Species of gastropod

Amalda hinomotoensis is a species of sea snail, a marine gastropod mollusk in the family Ancillariidae, the olives.

==Description==
The length of the shell attains 41 mm.

The shell is narrow to ovate-fusiform, with a weakly cyrtoconoid spire. The primary spire callus is thick and micro-shagreened, covering all whorls except the tip of the protoconch, making accurate measurements impossible. The secondary callus is thick, strongly micro-shagreened, and matte, merging seamlessly with the parietal callus without a visible border, and nearly reaching the tip of the shell.

The plication plate has up to five ridges separated by grooves, or it may be nearly smooth, while the columella is smooth. The olivoid groove is shallow to very shallow, and the denticle of the outer lip is very short and obtuse. The anterior band is strongly micro-shagreened, with the upper anterior band being very weakly convex and the lower anterior band flat.

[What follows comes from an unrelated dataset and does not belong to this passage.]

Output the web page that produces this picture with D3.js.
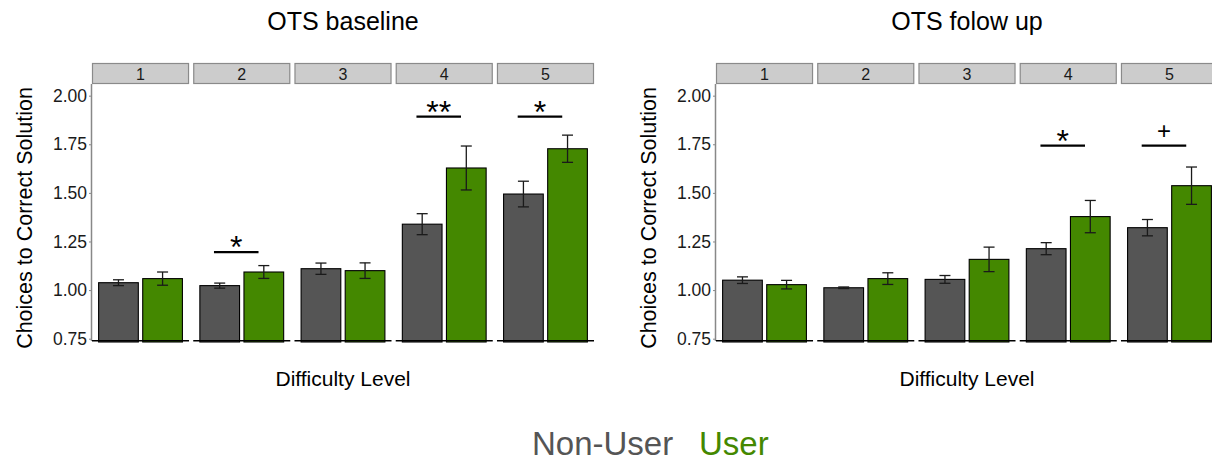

The primary callus is orange-brown in the middle, lighter toward the abapical end, and bordered by a very thin, light spiral line. The secondary callus is white. The body whorl cloak is light chestnut, the olivoid band is whitish, the upper anterior band is dark brown, the lower anterior band is creamy, and the plication plate is white.

==Distribution==
The marine species occurs off Japan. Fossils of the lectotype ware found in Pliocene strata of Shito, Japan.